Increased Monitoring Of CSR Projects
The existing CSR framework splits responsibility of implementation and monitoring of projects between the CSR committee and the board of directors. It requires the board to specify reasons for not spending the required amount under CSR.
The MCA has sought increased involvement of the board by proposing that:
- The board must satisfy itself that funds disbursed under CSR activities are utilised as per approved plans. A certification requirement reflecting this compliance has been proposed.
- It must monitor and ensure that ongoing CSR projects are implemented within permissible timelines. The proposed time limit for ongoing projects under CSR rules is three years after which any unspent amount must be transferred to a dedicated account.
Ownership Of Assets Generated Through CSR
The existing CSR rules specify that any surplus generated by a company through its CSR activities will not be considered as business profit. The existing rules, however, were silent on treatment assets generated by a company through CSR funds. To address this, the MCA has proposed that:
- Surplus generated out of CSR activity or project can be ploughed back into the same project.
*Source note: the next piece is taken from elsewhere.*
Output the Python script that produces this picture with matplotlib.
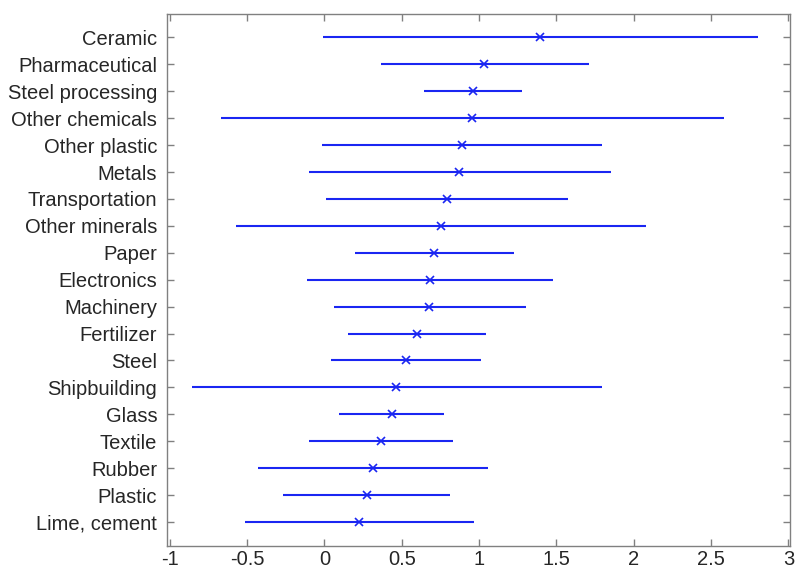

Alternatively, such surplus can be transferred to an account designated to hold unspent CSR amounts.
- Companies can utilise CSR funds for creation or acquisition of new assets. However, the proposed rules mandate that such assets can only be held by a “not-for-profit company”. Companies making CSR spends cannot own such assets. Existing assets created by companies using CSR funds must meet this requirement within 270 days.
Activities involving usage of CSR funds only for the benefit of its employees or their relatives isn’t considered a CSR activity under existing rules. The MCA has now proposed a relaxation in this requirement, according to which:
- CSR amounts spent by a company in activities benefiting its employees would be deemed to be a CSR activity if certain conditions are met.
- Such beneficiaries mustn’t be more than twenty-five percent of the company’s headcount.
The ministry has set a deadline of March 28 for public comments on the proposed rules.